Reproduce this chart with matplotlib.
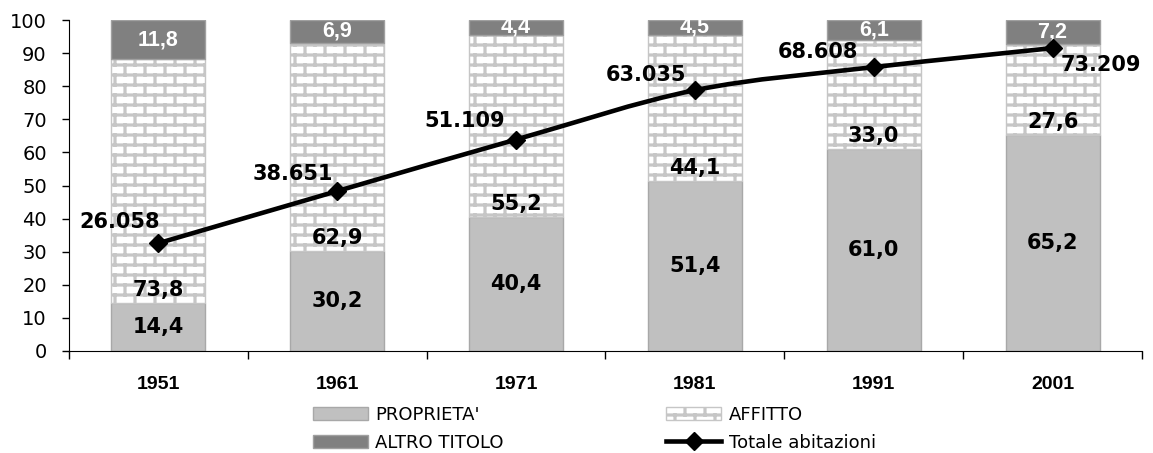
import warnings
import numpy as np
import matplotlib
matplotlib.use('Agg')
import matplotlib.pyplot as plt
from matplotlib import hatch as mhatch
from matplotlib.path import Path
from matplotlib.patches import PathPatch
from matplotlib.lines import Line2D

warnings.filterwarnings('ignore')

anni = ['1951', '1961', '1971', '1981', '1991', '2001']
proprieta = [14.4, 30.2, 40.4, 51.4, 61.0, 65.2]
affitto = [73.8, 62.9, 55.2, 44.1, 33.0, 27.6]
altro = [11.8, 6.9, 4.4, 4.5, 6.1, 7.2]
totale = [26058, 38651, 51109, 63035, 68608, 73209]

# label offsets (points) for the line values
off_tot = [(-28, 15), (-32, 12), (-37, 13), (-35, 11), (-40, 11), (35, -12)]


# brick wall hatch ('b'), 10 rows x 5 bricks per tile
class BrickHatch(mhatch.HatchPatternBase):
    def __init__(self, hatch, density):
        self.rows = 10 if 'b' in hatch else 0
        self.cols = 5
        if self.rows:
            self.num_vertices = self.rows * 2 + (self.rows + 1) * self.cols * 2
        else:
            self.num_vertices = 0

    def set_vertices_and_codes(self, vertices, codes):
        k = 0
        for i in range(self.rows):
            y = (i + 0.5) / self.rows
            vertices[k] = (0, y)
            vertices[k + 1] = (1, y)
            k += 2
        for i in range(-1, self.rows):
            y0 = (i + 0.5) / self.rows
            y1 = (i + 1.5) / self.rows
            shift = 0.5 * (i % 2)
            for j in range(self.cols):
                xx = (j + 0.25 + shift) / self.cols
                vertices[k] = (xx, y0)
                vertices[k + 1] = (xx, y1)
                k += 2
        codes[0::2] = Path.MOVETO
        codes[1::2] = Path.LINETO


mhatch._hatch_types.append(BrickHatch)
plt.rcParams['hatch.linewidth'] = 2.3


def fmt(v):
    return f"{v:.1f}".replace('.', ',')


fig = plt.figure(figsize=(11.53, 4.53), dpi=100)
ax = fig.add_axes([69 / 1153, 102 / 453, 1073 / 1153, 331 / 453])

x = np.arange(len(anni))
w = 0.526
bottom3 = np.add(proprieta, affitto)
b1 = ax.bar(x, proprieta, w, color='#C0C0C0', edgecolor='#A8A8A8', lw=1)
b2 = ax.bar(x, affitto, w, bottom=proprieta, color='white', edgecolor='#C6C6C6',
            hatch='b', lw=1)
b3 = ax.bar(x, altro, w, bottom=bottom3, color='#808080', edgecolor='#A0A0A0', lw=1)

for i in range(len(x)):
    ax.text(x[i], proprieta[i] / 2, fmt(proprieta[i]), ha='center', va='center',
            fontsize=15, fontweight='bold', family='DejaVu Sans')
    ax.annotate(fmt(affitto[i]), (x[i], proprieta[i]), xytext=(0, 9.5),
                textcoords='offset points', ha='center', va='center',
                fontsize=15, fontweight='bold', family='DejaVu Sans')
    ax.text(x[i], bottom3[i] + altro[i] / 2, fmt(altro[i]), ha='center', va='center',
            fontsize=15.5, fontweight='bold', family='Liberation Sans', color='white')

ax.set_xlim(-0.5, len(x) - 0.5)
ax.set_ylim(0, 100)
ax.set_yticks(np.arange(0, 101, 10))
ax.tick_params(axis='y', direction='out', length=5, width=1, pad=11, labelsize=14,
               labelfontfamily='DejaVu Sans')
ax.set_xticks(x)
ax.set_xticks(np.arange(-0.5, len(x), 1), minor=True)
ax.tick_params(axis='x', which='major', length=0, pad=18, labelsize=14,
               labelfontfamily='Liberation Sans')
ax.tick_params(axis='x', which='minor', direction='out', length=6, width=1)
ax.set_xticklabels(anni, fontsize=14, fontweight='bold', family='Liberation Sans')
ax.spines['top'].set_visible(False)
ax.spines['right'].set_visible(False)

# totale abitazioni on a hidden secondary scale
ax2 = ax.twinx()
ax2.set_ylim(0, 80000)
ax2.axis('off')

px = x.astype(float)
py = np.array(totale, float)
n = len(px)
verts = [(px[0], py[0])]
codes = [Path.MOVETO]
for i in range(n - 1):
    p0 = max(i - 1, 0)
    p3 = min(i + 2, n - 1)
    c1 = (px[i] + (px[i + 1] - px[p0]) / 6, py[i] + (py[i + 1] - py[p0]) / 6)
    c2 = (px[i + 1] - (px[p3] - px[i]) / 6, py[i + 1] - (py[p3] - py[i]) / 6)
    verts += [c1, c2, (px[i + 1], py[i + 1])]
    codes += [Path.CURVE4] * 3
ax2.add_patch(PathPatch(Path(verts, codes), fill=False, lw=3.3, edgecolor='black',
                        capstyle='round', joinstyle='round'))
ax2.plot(x, totale, 'D', color='black', ms=9.5, ls='none')
ax2.set_xlim(-0.5, len(x) - 0.5)

for i in range(n):
    ax2.annotate(f"{totale[i]:,}".replace(',', '.'), (x[i], totale[i]), xytext=off_tot[i],
                 textcoords='offset points', ha='center', va='center',
                 fontsize=15, fontweight='bold', family='DejaVu Sans')

linea = Line2D([], [], color='black', lw=3.3, marker='D', ms=9.5)
handles = [b1, b3, b2, linea]
labels = ["PROPRIETA'", 'ALTRO TITOLO', 'AFFITTO', 'Totale abitazioni']
fig.legend(handles, labels, ncol=2, loc='upper left',
           bbox_to_anchor=(313 / 1153, 1 - 406 / 453), frameon=False,
           borderpad=0, borderaxespad=0, handlelength=3.05, handleheight=0.77,
           handletextpad=0.4, columnspacing=9.0, labelspacing=0.55,
           prop={'family': 'DejaVu Sans', 'size': 13})

fig.savefig('out.png', dpi=100, facecolor='white')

=-=-=-=-=

_SHORT PROBLEM_: Copy nothing but the lines from the top of the data down to the line containing "11), (35, -12)]", and leave the pictures out.

_ANSWER TO THIS EXERCISE_:
Reproduce this chart with matplotlib.
import warnings
import numpy as np
import matplotlib
matplotlib.use('Agg')
import matplotlib.pyplot as plt
from matplotlib import hatch as mhatch
from matplotlib.path import Path
from matplotlib.patches import PathPatch
from matplotlib.lines import Line2D

warnings.filterwarnings('ignore')

anni = ['1951', '1961', '1971', '1981', '1991', '2001']
proprieta = [14.4, 30.2, 40.4, 51.4, 61.0, 65.2]
affitto = [73.8, 62.9, 55.2, 44.1, 33.0, 27.6]
altro = [11.8, 6.9, 4.4, 4.5, 6.1, 7.2]
totale = [26058, 38651, 51109, 63035, 68608, 73209]

# label offsets (points) for the line values
off_tot = [(-28, 15), (-32, 12), (-37, 13), (-35, 11), (-40, 11), (35, -12)]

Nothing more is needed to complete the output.